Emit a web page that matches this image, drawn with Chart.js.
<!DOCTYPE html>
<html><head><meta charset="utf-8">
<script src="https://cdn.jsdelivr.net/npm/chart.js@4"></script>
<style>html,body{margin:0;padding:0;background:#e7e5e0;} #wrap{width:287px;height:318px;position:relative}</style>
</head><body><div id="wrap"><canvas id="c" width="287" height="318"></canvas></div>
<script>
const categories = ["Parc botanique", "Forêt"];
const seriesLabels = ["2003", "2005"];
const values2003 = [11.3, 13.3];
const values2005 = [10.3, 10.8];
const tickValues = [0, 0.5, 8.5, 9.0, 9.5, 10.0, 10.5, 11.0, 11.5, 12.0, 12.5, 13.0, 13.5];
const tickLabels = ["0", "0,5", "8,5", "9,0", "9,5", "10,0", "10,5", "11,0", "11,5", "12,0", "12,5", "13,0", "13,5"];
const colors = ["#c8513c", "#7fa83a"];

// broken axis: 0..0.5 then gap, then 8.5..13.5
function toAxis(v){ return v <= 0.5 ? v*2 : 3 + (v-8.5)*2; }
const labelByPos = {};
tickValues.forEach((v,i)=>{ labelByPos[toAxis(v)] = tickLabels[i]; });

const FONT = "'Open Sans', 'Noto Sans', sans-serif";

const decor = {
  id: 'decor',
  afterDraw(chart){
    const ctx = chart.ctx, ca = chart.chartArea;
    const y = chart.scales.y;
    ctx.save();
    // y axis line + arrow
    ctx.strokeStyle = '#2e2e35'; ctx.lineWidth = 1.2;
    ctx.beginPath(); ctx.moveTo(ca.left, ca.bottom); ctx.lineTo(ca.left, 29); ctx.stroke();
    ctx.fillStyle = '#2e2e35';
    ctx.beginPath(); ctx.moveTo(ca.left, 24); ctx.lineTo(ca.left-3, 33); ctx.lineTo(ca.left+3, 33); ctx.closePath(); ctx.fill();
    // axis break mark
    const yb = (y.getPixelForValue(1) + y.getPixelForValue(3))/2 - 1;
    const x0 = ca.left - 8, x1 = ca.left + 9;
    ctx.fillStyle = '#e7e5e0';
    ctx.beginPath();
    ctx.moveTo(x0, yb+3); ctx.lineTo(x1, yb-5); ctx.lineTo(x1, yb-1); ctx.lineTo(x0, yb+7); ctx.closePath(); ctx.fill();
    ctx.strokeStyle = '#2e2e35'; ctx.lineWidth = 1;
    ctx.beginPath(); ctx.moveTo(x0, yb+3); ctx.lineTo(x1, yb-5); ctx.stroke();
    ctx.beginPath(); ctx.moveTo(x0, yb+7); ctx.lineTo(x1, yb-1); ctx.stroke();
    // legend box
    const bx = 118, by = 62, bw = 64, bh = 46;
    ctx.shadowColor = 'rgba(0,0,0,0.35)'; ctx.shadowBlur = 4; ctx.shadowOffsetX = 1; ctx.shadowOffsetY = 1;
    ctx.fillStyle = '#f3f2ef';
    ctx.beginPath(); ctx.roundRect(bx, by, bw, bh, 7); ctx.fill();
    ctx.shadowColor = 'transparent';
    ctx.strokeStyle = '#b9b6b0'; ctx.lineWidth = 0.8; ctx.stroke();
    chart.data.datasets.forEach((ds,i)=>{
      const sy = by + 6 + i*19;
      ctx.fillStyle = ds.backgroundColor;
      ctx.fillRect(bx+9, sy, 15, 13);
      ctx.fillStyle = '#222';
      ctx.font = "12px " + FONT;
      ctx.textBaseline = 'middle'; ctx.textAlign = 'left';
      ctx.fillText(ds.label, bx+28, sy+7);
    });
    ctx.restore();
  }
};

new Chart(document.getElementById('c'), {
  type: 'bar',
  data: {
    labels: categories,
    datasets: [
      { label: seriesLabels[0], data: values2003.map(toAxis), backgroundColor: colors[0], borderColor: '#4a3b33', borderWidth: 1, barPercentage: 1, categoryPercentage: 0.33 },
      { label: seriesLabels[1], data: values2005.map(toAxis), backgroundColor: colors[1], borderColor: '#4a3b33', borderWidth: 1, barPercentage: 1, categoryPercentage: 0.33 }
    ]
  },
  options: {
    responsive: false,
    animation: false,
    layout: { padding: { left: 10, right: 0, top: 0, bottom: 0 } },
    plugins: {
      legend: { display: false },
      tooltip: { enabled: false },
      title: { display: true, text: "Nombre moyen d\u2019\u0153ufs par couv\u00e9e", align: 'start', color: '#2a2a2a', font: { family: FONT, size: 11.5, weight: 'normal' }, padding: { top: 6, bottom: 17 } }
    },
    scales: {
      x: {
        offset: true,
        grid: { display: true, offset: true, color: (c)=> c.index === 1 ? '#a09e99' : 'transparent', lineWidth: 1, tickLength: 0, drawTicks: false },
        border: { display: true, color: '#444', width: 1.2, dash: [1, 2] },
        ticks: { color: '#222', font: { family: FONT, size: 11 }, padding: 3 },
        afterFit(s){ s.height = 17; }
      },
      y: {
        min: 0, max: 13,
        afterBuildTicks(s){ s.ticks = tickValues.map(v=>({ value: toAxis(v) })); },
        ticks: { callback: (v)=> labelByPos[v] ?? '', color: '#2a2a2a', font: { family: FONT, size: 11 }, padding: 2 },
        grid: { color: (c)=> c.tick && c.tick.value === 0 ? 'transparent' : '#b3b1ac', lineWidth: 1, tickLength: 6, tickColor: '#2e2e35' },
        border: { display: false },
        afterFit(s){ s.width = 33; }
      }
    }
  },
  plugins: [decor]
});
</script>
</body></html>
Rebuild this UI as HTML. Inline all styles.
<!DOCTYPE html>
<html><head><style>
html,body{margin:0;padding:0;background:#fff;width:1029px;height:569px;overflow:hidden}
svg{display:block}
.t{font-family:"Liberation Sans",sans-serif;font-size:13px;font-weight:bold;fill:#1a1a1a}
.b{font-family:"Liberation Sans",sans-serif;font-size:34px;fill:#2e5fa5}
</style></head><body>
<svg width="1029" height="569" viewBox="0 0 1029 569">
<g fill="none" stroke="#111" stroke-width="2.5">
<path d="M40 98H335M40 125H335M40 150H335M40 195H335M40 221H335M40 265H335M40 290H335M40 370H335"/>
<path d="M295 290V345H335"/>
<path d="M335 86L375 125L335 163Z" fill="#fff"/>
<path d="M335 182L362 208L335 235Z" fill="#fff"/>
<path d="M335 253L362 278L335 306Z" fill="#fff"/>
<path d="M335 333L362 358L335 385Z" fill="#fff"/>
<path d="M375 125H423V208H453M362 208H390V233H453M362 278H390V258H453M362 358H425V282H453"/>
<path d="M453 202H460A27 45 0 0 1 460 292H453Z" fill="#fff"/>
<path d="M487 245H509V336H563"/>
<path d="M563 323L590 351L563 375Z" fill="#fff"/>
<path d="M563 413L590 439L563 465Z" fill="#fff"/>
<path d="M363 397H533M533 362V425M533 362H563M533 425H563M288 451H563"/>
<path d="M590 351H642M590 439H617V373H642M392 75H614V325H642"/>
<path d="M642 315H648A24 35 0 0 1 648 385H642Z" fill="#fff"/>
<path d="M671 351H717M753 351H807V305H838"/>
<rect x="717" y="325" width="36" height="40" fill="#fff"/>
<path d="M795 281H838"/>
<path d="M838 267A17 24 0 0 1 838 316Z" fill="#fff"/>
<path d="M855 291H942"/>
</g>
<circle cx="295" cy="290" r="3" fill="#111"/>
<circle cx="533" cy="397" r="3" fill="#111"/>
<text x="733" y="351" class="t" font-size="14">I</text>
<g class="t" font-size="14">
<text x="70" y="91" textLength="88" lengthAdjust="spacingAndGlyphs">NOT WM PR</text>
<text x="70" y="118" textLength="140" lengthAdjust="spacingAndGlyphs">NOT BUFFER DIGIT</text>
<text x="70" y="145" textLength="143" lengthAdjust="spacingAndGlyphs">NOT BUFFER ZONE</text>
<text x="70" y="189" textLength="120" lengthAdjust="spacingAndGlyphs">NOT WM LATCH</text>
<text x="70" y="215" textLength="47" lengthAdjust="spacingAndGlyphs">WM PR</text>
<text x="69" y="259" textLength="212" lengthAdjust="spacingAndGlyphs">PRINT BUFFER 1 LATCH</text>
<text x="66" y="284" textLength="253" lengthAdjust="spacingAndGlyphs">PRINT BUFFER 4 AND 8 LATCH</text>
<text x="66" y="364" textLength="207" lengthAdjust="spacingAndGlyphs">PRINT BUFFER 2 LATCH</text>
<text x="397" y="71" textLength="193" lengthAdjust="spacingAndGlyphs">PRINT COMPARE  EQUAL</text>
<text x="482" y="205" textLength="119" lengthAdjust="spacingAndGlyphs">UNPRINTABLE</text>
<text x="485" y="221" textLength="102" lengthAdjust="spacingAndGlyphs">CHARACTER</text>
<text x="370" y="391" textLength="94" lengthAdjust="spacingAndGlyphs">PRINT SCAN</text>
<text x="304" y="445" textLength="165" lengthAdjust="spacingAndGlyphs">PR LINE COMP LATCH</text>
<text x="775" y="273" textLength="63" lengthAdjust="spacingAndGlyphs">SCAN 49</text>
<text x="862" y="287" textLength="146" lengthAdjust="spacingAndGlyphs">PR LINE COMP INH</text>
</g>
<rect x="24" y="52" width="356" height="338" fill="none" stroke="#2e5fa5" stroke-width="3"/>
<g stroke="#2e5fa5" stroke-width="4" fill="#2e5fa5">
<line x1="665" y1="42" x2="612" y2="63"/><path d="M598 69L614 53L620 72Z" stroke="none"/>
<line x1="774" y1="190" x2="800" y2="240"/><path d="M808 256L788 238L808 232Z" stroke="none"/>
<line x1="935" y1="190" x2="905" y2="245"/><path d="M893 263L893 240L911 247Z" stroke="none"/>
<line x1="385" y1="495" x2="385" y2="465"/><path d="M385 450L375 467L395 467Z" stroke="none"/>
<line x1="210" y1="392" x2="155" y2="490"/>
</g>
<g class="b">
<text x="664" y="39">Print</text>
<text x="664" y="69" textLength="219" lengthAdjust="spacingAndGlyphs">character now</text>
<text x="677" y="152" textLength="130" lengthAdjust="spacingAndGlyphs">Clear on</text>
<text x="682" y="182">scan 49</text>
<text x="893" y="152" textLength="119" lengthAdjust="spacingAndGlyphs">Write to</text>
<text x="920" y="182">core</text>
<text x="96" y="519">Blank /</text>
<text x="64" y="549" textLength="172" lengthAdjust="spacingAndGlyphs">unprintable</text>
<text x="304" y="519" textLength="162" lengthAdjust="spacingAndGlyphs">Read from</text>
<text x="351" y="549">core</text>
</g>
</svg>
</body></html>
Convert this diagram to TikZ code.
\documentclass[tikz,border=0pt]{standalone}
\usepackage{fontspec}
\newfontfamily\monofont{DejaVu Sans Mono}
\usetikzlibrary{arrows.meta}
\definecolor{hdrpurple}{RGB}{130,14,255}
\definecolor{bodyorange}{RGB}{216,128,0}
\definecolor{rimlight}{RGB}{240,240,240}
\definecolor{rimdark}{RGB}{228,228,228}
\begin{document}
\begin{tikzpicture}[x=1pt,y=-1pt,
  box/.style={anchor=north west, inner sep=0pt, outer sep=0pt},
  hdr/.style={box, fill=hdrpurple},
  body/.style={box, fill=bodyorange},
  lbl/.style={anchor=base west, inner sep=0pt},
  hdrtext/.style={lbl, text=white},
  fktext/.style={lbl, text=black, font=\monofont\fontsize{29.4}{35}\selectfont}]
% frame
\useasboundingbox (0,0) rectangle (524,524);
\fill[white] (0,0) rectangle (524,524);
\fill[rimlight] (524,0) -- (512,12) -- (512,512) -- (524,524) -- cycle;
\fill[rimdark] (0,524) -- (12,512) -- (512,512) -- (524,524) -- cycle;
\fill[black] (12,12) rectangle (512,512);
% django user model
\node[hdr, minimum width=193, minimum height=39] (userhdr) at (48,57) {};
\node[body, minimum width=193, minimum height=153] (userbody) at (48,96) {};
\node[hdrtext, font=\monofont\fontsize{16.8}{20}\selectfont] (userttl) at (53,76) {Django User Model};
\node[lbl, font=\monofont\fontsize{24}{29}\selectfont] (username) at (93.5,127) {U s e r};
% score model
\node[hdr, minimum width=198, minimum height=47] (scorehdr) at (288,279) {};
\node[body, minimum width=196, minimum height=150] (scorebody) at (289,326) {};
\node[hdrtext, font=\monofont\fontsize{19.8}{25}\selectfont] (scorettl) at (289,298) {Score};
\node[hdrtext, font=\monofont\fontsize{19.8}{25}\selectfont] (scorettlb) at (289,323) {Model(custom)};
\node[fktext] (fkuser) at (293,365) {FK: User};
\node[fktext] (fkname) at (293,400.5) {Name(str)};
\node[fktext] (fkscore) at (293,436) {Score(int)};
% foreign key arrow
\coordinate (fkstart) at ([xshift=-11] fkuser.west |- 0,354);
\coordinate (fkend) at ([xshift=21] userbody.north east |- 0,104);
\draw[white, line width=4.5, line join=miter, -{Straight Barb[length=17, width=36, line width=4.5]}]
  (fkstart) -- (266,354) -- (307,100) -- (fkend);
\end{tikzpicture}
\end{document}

□ □ □ □ □ □ □

**Written request:**
Locate the word "this" in the records above, and return each line that has it.

**Exercise output:**
Emit a web page that matches this image, drawn with Chart.js.
Rebuild this UI as HTML. Inline all styles.
Convert this diagram to TikZ code.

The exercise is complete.